Charts and diagrams as code:
** begin **
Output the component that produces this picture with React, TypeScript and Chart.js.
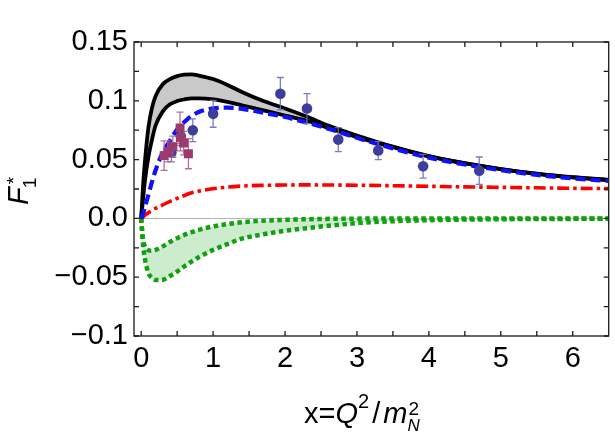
import { useEffect, useRef } from 'react';
import Chart from 'chart.js/auto';
import type { RefObject } from 'react';

// sample points shared by all model curves
const xs = [0, 0.025, 0.05, 0.1, 0.15, 0.2, 0.3, 0.4, 0.5, 0.6, 0.7, 0.8, 1.0, 1.2, 1.4, 1.7, 2.0, 2.3, 2.6, 3.0, 3.5, 4.0, 4.5, 5.0, 5.5, 6.0, 6.5];

const upperBlack = [0, 0.027, 0.047, 0.077, 0.094, 0.104, 0.114, 0.1185, 0.121, 0.1222, 0.1225, 0.1215, 0.1185, 0.1135, 0.1075, 0.0998, 0.0935, 0.0866, 0.079, 0.0705, 0.061, 0.053, 0.047, 0.042, 0.038, 0.035, 0.0328];
const lowerBlack = [0, 0.016, 0.031, 0.052, 0.067, 0.079, 0.091, 0.097, 0.0998, 0.1012, 0.102, 0.102, 0.1012, 0.099, 0.0962, 0.0918, 0.0875, 0.083, 0.077, 0.069, 0.0605, 0.0527, 0.0467, 0.0418, 0.0378, 0.0348, 0.0326];
const blueDashed = [0, 0.004, 0.009, 0.02, 0.031, 0.041, 0.056, 0.066, 0.0757, 0.082, 0.087, 0.0905, 0.0935, 0.0942, 0.0932, 0.0898, 0.0862, 0.0815, 0.0763, 0.0685, 0.0595, 0.0517, 0.0458, 0.041, 0.037, 0.034, 0.0318];
const redDashDot = [0, 0.0012, 0.0025, 0.0048, 0.0068, 0.0086, 0.0115, 0.0145, 0.017, 0.0195, 0.0218, 0.0232, 0.0252, 0.0266, 0.0275, 0.0281, 0.0284, 0.0285, 0.0284, 0.0282, 0.0278, 0.0273, 0.0268, 0.0264, 0.026, 0.0256, 0.0253];
const greenUpper = [0, -0.018, -0.0235, -0.027, -0.0275, -0.0268, -0.0238, -0.02, -0.0168, -0.014, -0.0117, -0.0097, -0.0068, -0.0048, -0.0033, -0.002, -0.0012, -0.0007, -0.0004, -0.0002, -0.0001, -0.0001, 0, 0, 0, 0, 0];
const greenLower = [0, -0.022, -0.034, -0.0463, -0.0506, -0.0524, -0.0522, -0.049, -0.0452, -0.0408, -0.0367, -0.033, -0.0268, -0.0218, -0.0172, -0.0135, -0.0105, -0.0083, -0.0063, -0.004, -0.0024, -0.0015, -0.001, -0.0007, -0.0005, -0.0004, -0.0003];

// measured points
const circleX = [0.42, 0.55, 0.717, 1.0, 1.935, 2.305, 2.74, 3.296, 3.92, 4.7];
const circleY = [0.056, 0.07, 0.075, 0.0889, 0.106, 0.0934, 0.067, 0.0577, 0.0443, 0.0406];
const circleErr = [0.008, 0.008, 0.0097, 0.0114, 0.0138, 0.0127, 0.0102, 0.0078, 0.0101, 0.0116];

const squareX = [0.319, 0.37, 0.44, 0.54, 0.545, 0.59, 0.657];
const squareY = [0.0534, 0.057, 0.061, 0.077, 0.0685, 0.064, 0.055];
const squareErr = [0.0125, 0.009, 0.009, 0.0134, 0.011, 0.01, 0.0128];

const xTickLabels = ['0', '1', '2', '3', '4', '5', '6'];
const yTickLabels = ['\u22120.1', '\u22120.05', '0.0', '0.05', '0.1', '0.15'];
const xTickMarks = [0, 0.5, 1, 1.5, 2, 2.5, 3, 3.5, 4, 4.5, 5, 5.5, 6];
const yTickMarks = [-0.1, -0.075, -0.05, -0.025, 0, 0.025, 0.05, 0.075, 0.1, 0.125, 0.15];

const FONT = '"Liberation Sans", Arial, sans-serif';

const toPts = (x: number[], y: number[]) => x.map((v, i) => ({ x: v, y: y[i] }));

const drawErrors = (chart: any, px: number[], py: number[], err: number[], color: string) => {
  const { ctx, scales } = chart;
  ctx.save();
  ctx.strokeStyle = color;
  ctx.lineWidth = 1.3;
  ctx.beginPath();
  px.forEach((xv, i) => {
    const cx = scales.x.getPixelForValue(xv);
    const top = scales.y.getPixelForValue(py[i] + err[i]);
    const bot = scales.y.getPixelForValue(py[i] - err[i]);
    ctx.moveTo(cx, top);
    ctx.lineTo(cx, bot);
    ctx.moveTo(cx - 3.5, top);
    ctx.lineTo(cx + 3.5, top);
    ctx.moveTo(cx - 3.5, bot);
    ctx.lineTo(cx + 3.5, bot);
  });
  ctx.stroke();
  ctx.restore();
};

const framePlugin = {
  id: 'frame',
  beforeDatasetDraw(chart: any, args: any) {
    if (args.index === 0) drawErrors(chart, squareX, squareY, squareErr, 'rgba(176, 96, 138, 0.9)');
    if (args.index === 1) drawErrors(chart, circleX, circleY, circleErr, 'rgba(110, 110, 185, 0.9)');
  },
  afterDatasetsDraw(chart: any) {
    const { ctx, chartArea: a, scales } = chart;
    ctx.save();
    ctx.strokeStyle = '#1a1a1a';
    ctx.lineWidth = 1.3;
    ctx.strokeRect(a.left, a.top, a.right - a.left, a.bottom - a.top);
    ctx.beginPath();
    xTickMarks.forEach((v) => {
      const p = scales.x.getPixelForValue(v);
      ctx.moveTo(p, a.bottom);
      ctx.lineTo(p, a.bottom - 5);
      ctx.moveTo(p, a.top);
      ctx.lineTo(p, a.top + 5);
    });
    yTickMarks.forEach((v) => {
      const p = scales.y.getPixelForValue(v);
      ctx.moveTo(a.left, p);
      ctx.lineTo(a.left + 5, p);
      ctx.moveTo(a.right, p);
      ctx.lineTo(a.right - 5, p);
    });
    ctx.stroke();
    ctx.restore();
  },
  afterDraw(chart: any) {
    const { ctx, chartArea: a } = chart;
    ctx.save();
    ctx.fillStyle = '#000';
    ctx.textBaseline = 'alphabetic';

    // x axis title: x=Q^2/m_N^2
    const parts: { t: string; f: string; dy: number }[] = [
      { t: 'x=', f: `29px ${FONT}`, dy: 0 },
      { t: 'Q', f: `italic 29px ${FONT}`, dy: 0 },
      { t: '2', f: `20px ${FONT}`, dy: -15 },
      { t: '/', f: `29px ${FONT}`, dy: 0 },
      { t: 'm', f: `italic 29px ${FONT}`, dy: 0 },
    ];
    let w = 0;
    parts.forEach((p) => {
      ctx.font = p.f;
      w += ctx.measureText(p.t).width + (p.t === '/' ? 6 : 0);
    });
    ctx.font = `20px ${FONT}`;
    w += ctx.measureText('2').width;
    let cx = (a.left + a.right) / 2 - 10 - w / 2;
    const base = 423;
    parts.forEach((p) => {
      ctx.font = p.f;
      if (p.t === '/') cx += 3;
      ctx.fillText(p.t, cx, base + p.dy);
      cx += ctx.measureText(p.t).width;
      if (p.t === '/') cx += 3;
    });
    ctx.font = `19px ${FONT}`;
    ctx.fillText('2', cx + 1, base - 8);
    ctx.font = `italic 17px ${FONT}`;
    ctx.fillText('N', cx, base + 8);

    // y axis title: F_1^*
    ctx.translate(28, 205);
    ctx.rotate(-Math.PI / 2);
    ctx.font = `italic 29px ${FONT}`;
    ctx.fillText('F', 0, 0);
    const fw = ctx.measureText('F').width;
    ctx.font = `19px ${FONT}`;
    ctx.fillText('1', fw - 1, 8);
    ctx.fillText('*', fw + 3, -8);
    ctx.restore();
  },
};

const F1StarChart = () => {
  const canvasRef: RefObject<HTMLCanvasElement | null> = useRef(null);

  useEffect(() => {
    if (!canvasRef.current) {
      return;
    }

    const curve = (data: number[], color: string, width: number, dash: number[], order: number, extra: any = {}) => ({
      data: toPts(xs, data),
      borderColor: color,
      borderWidth: width,
      borderDash: dash,
      pointRadius: 0,
      cubicInterpolationMode: 'monotone',
      fill: false,
      order,
      ...extra,
    });

    const chart = new Chart(canvasRef.current, {
      type: 'line',
      data: {
        datasets: [
          {
            data: toPts(squareX, squareY),
            showLine: false,
            pointStyle: 'rect',
            pointRadius: 6.3,
            pointBorderWidth: 0,
            pointBackgroundColor: '#9a3a6e',
            order: 0,
          },
          {
            data: toPts(circleX, circleY),
            showLine: false,
            pointRadius: 5.3,
            pointBorderWidth: 0,
            pointBackgroundColor: '#3d3d9b',
            order: 1,
          },
          curve(blueDashed, '#1010ff', 4.2, [10, 5], 2),
          curve(upperBlack, '#000', 3.8, [], 3, { fill: '+1', backgroundColor: '#c9c9c9' }),
          curve(lowerBlack, '#000', 3.8, [], 4),
          curve(redDashDot, '#ff0000', 3.6, [12, 4, 3.5, 4], 5),
          curve(greenUpper, '#10a010', 4.5, [4.5, 3.5], 6, { fill: '+1', backgroundColor: '#cdeccd' }),
          curve(greenLower, '#10a010', 4.5, [4.5, 3.5], 7),
        ] as any,
      },
      options: {
        animation: false,
        responsive: false,
        layout: { padding: { top: 42, right: 6, bottom: 0, left: 0 } },
        plugins: {
          legend: { display: false },
          tooltip: { enabled: false },
          filler: { drawTime: 'beforeDatasetsDraw' },
        },
        scales: {
          x: {
            type: 'linear',
            min: -0.1,
            max: 6.5,
            grid: { display: false, drawTicks: false },
            border: { display: false },
            ticks: {
              stepSize: 1,
              includeBounds: false,
              padding: 6,
              color: '#000',
              font: { family: FONT, size: 29 },
              maxRotation: 0,
              callback: (_v: any, i: number) => xTickLabels[i],
            },
            afterFit: (s: any) => {
              s.height = 96;
            },
          },
          y: {
            type: 'linear',
            min: -0.1,
            max: 0.15,
            grid: {
              drawTicks: false,
              color: (c: any) => (c.tick && c.tick.value === 0 ? '#b4b4b4' : 'rgba(0,0,0,0)'),
              lineWidth: 1,
            },
            border: { display: false },
            ticks: {
              stepSize: 0.05,
              includeBounds: false,
              padding: 6,
              color: '#000',
              font: { family: FONT, size: 29 },
              callback: (_v: any, i: number) => yTickLabels[i],
            },
            afterFit: (s: any) => {
              s.width = 134;
            },
          },
        },
      } as any,
      plugins: [framePlugin],
    });

    return () => {
      chart.destroy();
    };
  }, []);

  return <canvas ref={canvasRef} width={615} height={432} />;
};

const App = () => (
  <div style={{ position: 'absolute', left: 0, top: 0, width: 615, height: 432, background: '#fff' }}>
    <F1StarChart />
  </div>
);

export default App;
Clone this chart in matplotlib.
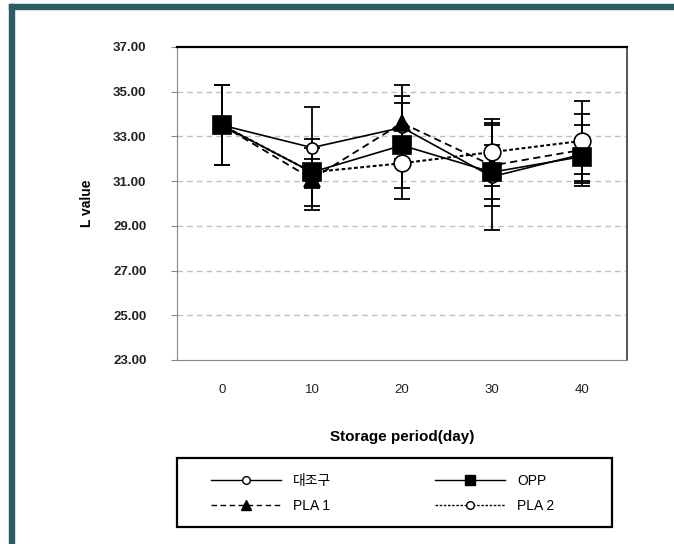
import numpy as np
import matplotlib
matplotlib.use('Agg')
from matplotlib import pyplot as plt
from matplotlib.patches import Rectangle

plt.rcParams['font.family'] = ['Liberation Sans', 'Noto Sans CJK KR', 'DejaVu Sans']

# storage days and L values
days = ['0', '10', '20', '30', '40']
control = [33.5, 32.5, 33.4, 31.2, 32.2]
control_sd = [1.8, 1.8, 1.4, 2.4, 1.3]
opp = [33.5, 31.4, 32.6, 31.4, 32.1]
opp_sd = [1.8, 1.5, 1.9, 1.2, 0.8]
pla1 = [33.5, 31.1, 33.6, 31.7, 32.4]
pla1_sd = [1.8, 1.4, 1.7, 1.8, 1.6]
pla2 = [33.5, 31.4, 31.8, 32.3, 32.8]
pla2_sd = [1.8, 0.6, 1.6, 1.5, 1.8]
yticks = [23, 25, 27, 29, 31, 33, 35, 37]

fig = plt.figure(figsize=(6.74, 5.44), dpi=100)
fig.patch.set_facecolor('white')

# teal frame (left and top edges)
teal = '#2b5b64'
fig.patches.append(Rectangle((9 / 674, 0), 5 / 674, 1 - 4 / 544,
                             transform=fig.transFigure, color=teal, zorder=0))
fig.patches.append(Rectangle((9 / 674, 1 - 9 / 544), 1, 5 / 544,
                             transform=fig.transFigure, color=teal, zorder=0))

ax = fig.add_axes([177 / 674, 1 - 360 / 544, 450 / 674, 313 / 544])
x = np.arange(len(days))

# values, sd, label, linestyle, marker, face, size, width, zorder
series = [
    (control, control_sd, '대조구', '-', 'o', 'white', 8, 1.2, 3),
    (pla1, pla1_sd, 'PLA 1', (0, (4, 2.5)), '^', 'black', 11, 1.3, 3),
    (opp, opp_sd, 'OPP', '-', 's', 'black', 12.5, 1.2, 4),
    (pla2, pla2_sd, 'PLA 2', (0, (1.8, 1.2)), 'o', 'white', 12, 1.5, 3),
]

handles = []
for vals, sd, name, ls, mk, fc, ms, lw, z in series:
    ax.errorbar(x, vals, yerr=sd, fmt='none', ecolor='black',
                elinewidth=1.3, capsize=6, capthick=1.3, zorder=2)
    ax.plot(x, vals, linestyle=ls, color='black', lw=lw, marker=mk,
            markersize=ms, markerfacecolor=fc, markeredgecolor='black',
            markeredgewidth=1.2, zorder=z)
    h, = plt.plot([], [], linestyle=ls, color='black', lw=1.0, marker=mk,
                  markersize=7 if mk != 'o' else 5.5, markerfacecolor=fc,
                  markeredgecolor='black', markeredgewidth=1.0)
    handles.append((h, name))

ax.set_xlim(-0.5, len(days) - 0.5)
ax.set_ylim(23, 37)
ax.set_xticks(x)
ax.set_xticklabels(days, fontsize=9.5, color='#222222')
ax.set_yticks(yticks)
ax.set_yticklabels(['%.2f' % v for v in yticks], fontsize=9.5, fontweight='bold',
                   color='#222222')
ax.tick_params(axis='x', length=0, pad=17)
ax.tick_params(axis='y', length=4, direction='out', color='#888888', pad=18)

for v in yticks[1:-1]:
    ax.axhline(v, color='#c0c0c0', lw=1.0, linestyle=(0, (4, 3)), zorder=1)

ax.spines['top'].set_color('black')
ax.spines['top'].set_linewidth(1.6)
ax.spines['right'].set_color('#555555')
ax.spines['right'].set_linewidth(1.4)
ax.spines['left'].set_color('#888888')
ax.spines['bottom'].set_color('#888888')

ax.set_ylabel('L value', fontsize=10, fontweight='bold', labelpad=14)
ax.set_xlabel('Storage period(day)', fontsize=11, fontweight='bold', labelpad=25)

# legend box drawn separately so the columns keep their own spacing
fig.patches.append(Rectangle((177 / 674, 1 - 527 / 544), 435 / 674, 69 / 544,
                             transform=fig.transFigure, fill=False,
                             edgecolor='black', lw=1.6, zorder=5))
fig.legend([h for h, n in handles], [n for h, n in handles], ncol=2,
           loc='upper left', bbox_to_anchor=(200 / 674, 1 - 463 / 544),
           fontsize=10, frameon=False, handlelength=5.0, handletextpad=0.9,
           borderpad=0.3, labelspacing=0.75, numpoints=1, columnspacing=7.5)

plt.savefig('out.png', dpi=100)
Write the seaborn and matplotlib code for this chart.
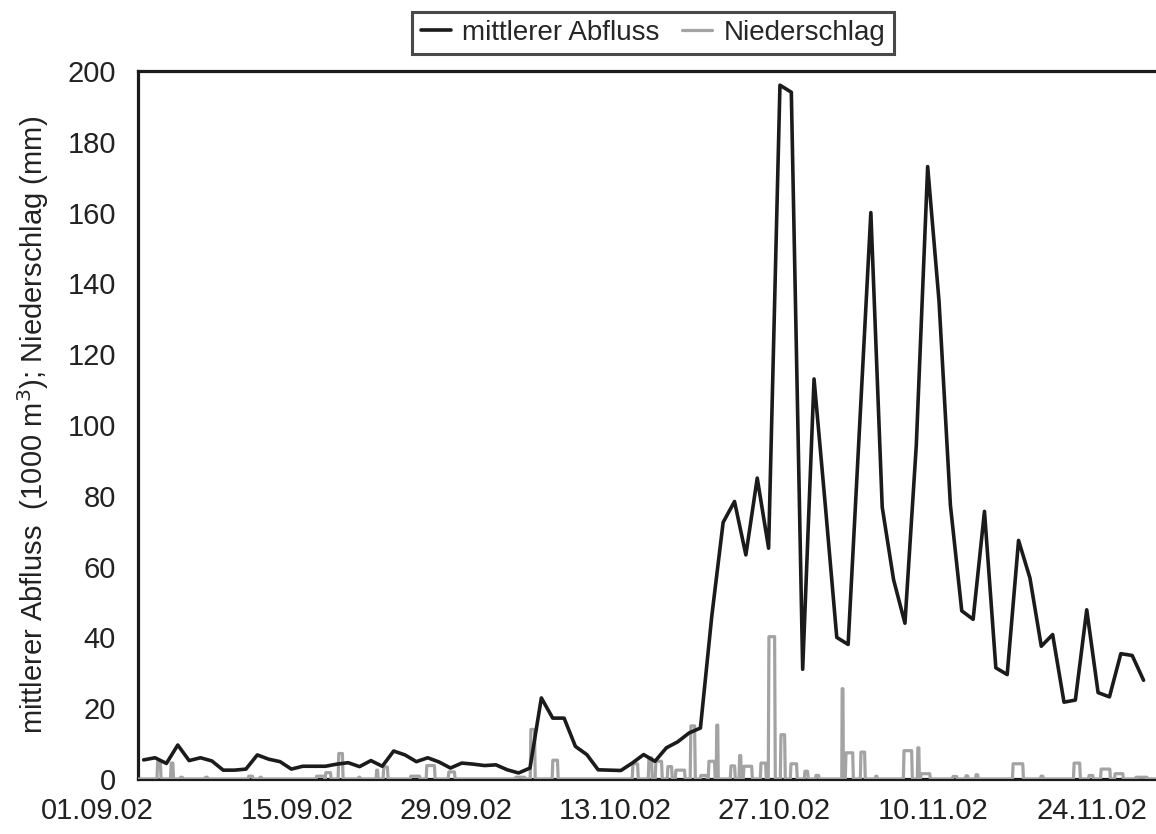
import numpy as np
import pandas as pd
import matplotlib
matplotlib.use("Agg")
import matplotlib.pyplot as plt
import matplotlib.transforms as mtransforms
import seaborn as sns

# ---------------- data ----------------
# mittlerer Abfluss (1000 m3), daily values starting 01.09.02 (day 0)
abfluss = [5.4, 6.0, 4.4, 9.6, 5.2, 6.0, 5.1, 2.5, 2.5, 2.8,
           6.8, 5.6, 4.9, 2.8, 3.6, 3.6, 3.6, 4.2, 4.6, 3.5,
           5.2, 3.6, 7.9, 6.8, 4.9, 6.0, 4.8, 3.1, 4.5, 4.2,
           3.8, 4.0, 2.6, 1.7, 3.1, 22.9, 17.2, 17.2, 9.2, 6.9,
           2.6, 2.5, 2.4, 4.5, 6.9, 5.0, 8.8, 10.5, 13.0, 14.4,
           46.0, 72.5, 78.4, 63.3, 85.0, 65.2, 196.0, 194.0, 31.0, 113.0,
           77.0, 40.0, 38.0, 99.0, 160.0, 76.8, 56.3, 44.0, 94.3, 173.0,
           135.0, 77.4, 47.5, 45.1, 75.6, 31.4, 29.5, 67.4, 56.8, 37.5,
           40.8, 21.7, 22.3, 47.8, 24.4, 23.2, 35.4, 34.9, 27.9]

# Niederschlag (mm): rain pulses, start / end in days after 01.09.02
regen_start = [1.67, 2.86, 3.70, 5.90, 9.69, 10.70, 15.67, 16.47, 17.61, 19.40,
               20.96, 21.57, 23.95, 25.36, 27.30, 33.20, 34.52, 36.45, 43.50, 44.91,
               45.52, 46.58, 47.28, 48.60, 49.48, 50.19, 50.89, 52.13, 52.90, 53.27,
               54.77, 55.47, 56.53, 57.41, 58.64, 59.61, 61.94, 62.25, 63.57, 64.90,
               67.36, 68.59, 68.86, 71.67, 72.82, 73.70, 76.96, 79.42, 82.33, 83.65,
               84.71, 85.94, 87.79]
regen_ende = [2.03, 3.13, 3.96, 6.16, 10.13, 10.90, 16.47, 17.00, 18.05, 19.55,
              21.13, 22.01, 24.83, 26.15, 27.91, 34.08, 34.96, 36.98, 44.03, 45.26,
              46.14, 47.02, 48.16, 49.05, 50.10, 50.80, 51.07, 52.57, 53.10, 54.07,
              55.30, 56.09, 56.97, 58.02, 58.99, 59.96, 62.08, 62.96, 64.01, 65.07,
              68.15, 68.77, 69.74, 72.11, 73.08, 73.96, 77.93, 79.69, 82.94, 84.09,
              85.59, 86.73, 88.84]
regen_mm = [4.9, 4.5, 0.5, 0.5, 0.8, 0.5, 0.8, 1.8, 7.2, 0.5,
            2.5, 3.4, 0.8, 3.8, 2.0, 0.5, 14.0, 5.3, 4.3, 6.0,
            5.0, 3.5, 2.5, 15.0, 1.0, 5.0, 15.2, 3.7, 6.6, 3.6,
            4.5, 40.2, 12.5, 4.3, 2.2, 1.0, 25.5, 7.4, 7.6, 0.8,
            8.0, 8.8, 1.5, 0.7, 0.9, 1.2, 4.3, 0.8, 4.5, 1.0,
            2.8, 1.5, 0.5]

tick_days = [0, 14, 28, 42, 56, 70, 84]
tick_labels = ["01.09.02", "15.09.02", "29.09.02", "13.10.02",
               "27.10.02", "10.11.02", "24.11.02"]
y_ticks = list(range(0, 201, 20))

# ---------------- build tables ----------------
df_abfluss = pd.DataFrame({"tag": np.arange(len(abfluss)) + 0.5,
                           "wert": abfluss})
t_pts, v_pts = [0.0], [0.0]
for s, e, v in zip(regen_start, regen_ende, regen_mm):
    ramp = min(0.06, (e - s) / 4)
    t_pts += [s, s + ramp, e - ramp, e]
    v_pts += [0.0, v, v, 0.0]
t_pts.append(89.7)
v_pts.append(0.0)
df_regen = pd.DataFrame({"tag": t_pts, "wert": v_pts})

# ---------------- plot ----------------
sns.set_theme(style="white")
plt.rcParams["font.family"] = ["Liberation Sans", "DejaVu Sans"]

fig = plt.figure(figsize=(11.56, 8.34), dpi=100)
ax = fig.add_axes([138 / 1156, 1 - 779 / 834, 1 - 138 / 1156 + 0.002, (779 - 71) / 834])

sns.lineplot(data=df_regen, x="tag", y="wert", ax=ax, color="#a3a3a3",
             linewidth=2.3, estimator=None, sort=False, zorder=2.6,
             label="Niederschlag")
sns.lineplot(data=df_abfluss, x="tag", y="wert", ax=ax, color="#1b1b1b",
             linewidth=2.6, estimator=None, sort=False, zorder=2.7,
             label="mittlerer Abfluss")

ax.set_xlim(0, 89.8)
ax.set_ylim(0, 200)
ax.set_xticks(tick_days)
ax.set_xticklabels(tick_labels)
ax.set_yticks(y_ticks)
ax.tick_params(axis="both", which="both", direction="out", length=5,
               width=1, color="#333333", labelsize=21, labelcolor="#222222")
ax.tick_params(axis="x", pad=8)
ax.tick_params(axis="y", pad=11)
# first date label sits left of its tick, as in the original
first = ax.get_xticklabels()[0]
first.set_transform(first.get_transform() +
                    mtransforms.ScaledTranslation(-0.41, 0, fig.dpi_scale_trans))
ax.set_xlabel("")
ax.set_ylabel("mittlerer Abfluss  (1000 m$^3$); Niederschlag (mm)",
              fontsize=21, color="#222222", labelpad=12)

for side in ["left", "top", "bottom"]:
    ax.spines[side].set_color("#1b1b1b")
    ax.spines[side].set_linewidth(2.3)
ax.spines["right"].set_visible(False)
ax.grid(False)

handles, labels = ax.get_legend_handles_labels()
order = [labels.index("mittlerer Abfluss"), labels.index("Niederschlag")]
ax.legend([handles[i] for i in order], [labels[i] for i in order],
          loc="center", bbox_to_anchor=(653 / 1156, 1 - 33 / 834),
          bbox_transform=fig.transFigure, ncol=2, frameon=True,
          fancybox=False, edgecolor="#1b1b1b", fontsize=20,
          handlelength=1.1, handletextpad=0.4, columnspacing=0.8,
          borderpad=0.3, borderaxespad=0)
leg = ax.get_legend()
leg.get_frame().set_linewidth(2.2)

fig.savefig("out.png", dpi=100, facecolor="white")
** end **
From the first line of the entries above down to the line holding "5.5, 6.0, 6.5];", quote each line exactly and nothing else, skipping pictures.

**FULL SOLUTION**
Output the component that produces this picture with React, TypeScript and Chart.js.
import { useEffect, useRef } from 'react';
import Chart from 'chart.js/auto';
import type { RefObject } from 'react';

// sample points shared by all model curves
const xs = [0, 0.025, 0.05, 0.1, 0.15, 0.2, 0.3, 0.4, 0.5, 0.6, 0.7, 0.8, 1.0, 1.2, 1.4, 1.7, 2.0, 2.3, 2.6, 3.0, 3.5, 4.0, 4.5, 5.0, 5.5, 6.0, 6.5];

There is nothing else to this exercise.